Después de unos días frenéticos de acusaciones cruzadas entre jueces, abogados y periodistas, algunos medios de comunicación han encabezado una suerte de batalla regeneracionista pixelando el rostro del presunto pederasta de Ciudad Lineal.
Entendemos y hasta promocionamos la búsqueda de los malandrines más buscados. ¿Quién no ha visto una estación de tren empapelada con sus fotos y, debajo, el teléfono de la Policía? Pero cuando ya se ha encontrado a quien se busca (o mejor dicho: cuando ya se ha encontrado a alguien que parece ser el que se estaba buscando), las preguntas por la exhibición de los detalles, incluidas las fotografías son inevitables. ¿Conviene mostrar? ¿A quién le conviene? ¿Cómo afrontar una rueda de reconocimiento si al que hay que reconocer ya le reconoce todo el mundo? ¿Cómo preservar a las víctimas de esta vorágine audiovisual que nos envuelve?
Por otra parte, no es la corriente mayoritaria, gracias a Dios, pero en estos días no era difícil leer en las cloacas de las redes sociales mensajes promocionando la Ley del Talión y congratulándose de que "sepamos ya quien es el sujeto, por si nos lo encontramos por la calle. Así será más fácil darle su merecido". Baste recordar que, unas horas antes de la espectacular detención de Antonio Ortiz en Santander, un inocente vecino madrileño estuvo a punto de ser apaleado por la vecindad, al confundirlo con el pederasta, siguiendo los pasos del retrato robot.

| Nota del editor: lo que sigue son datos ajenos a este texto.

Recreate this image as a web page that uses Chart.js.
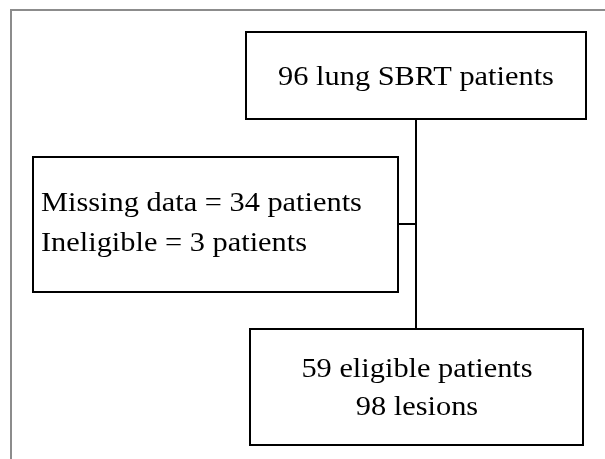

Hay debate legal, y mucho. En Francia, por ejemplo, tienen que apañárselas para ocultar imágenes de presuntos criminales esposados. Está prohibido por Ley, así que nos enseñan la cara pero pixelan las esposas. Claro que el debate que no deja de bullir tiene, sobre todo, rescoldos morales. Pensemos en lo dicho: cómo puede afectar a una rueda de reconocimiento el hecho de que la fotografía del presunto criminal sea de dominio público. Y, ya sé que cuesta mucho, especialmente en un caso como éste, pero pensemos que estamos ante una persona (un monstruo, un hijodetal, ya, ya?, pero una persona).
Se abre entonces, querámoslo o no, la gran pregunta sobre si las personas son dignas de respeto, aunque sus opiniones o sus actos, o las dos cosas, sean execrables y merecedoras de la más dura condena.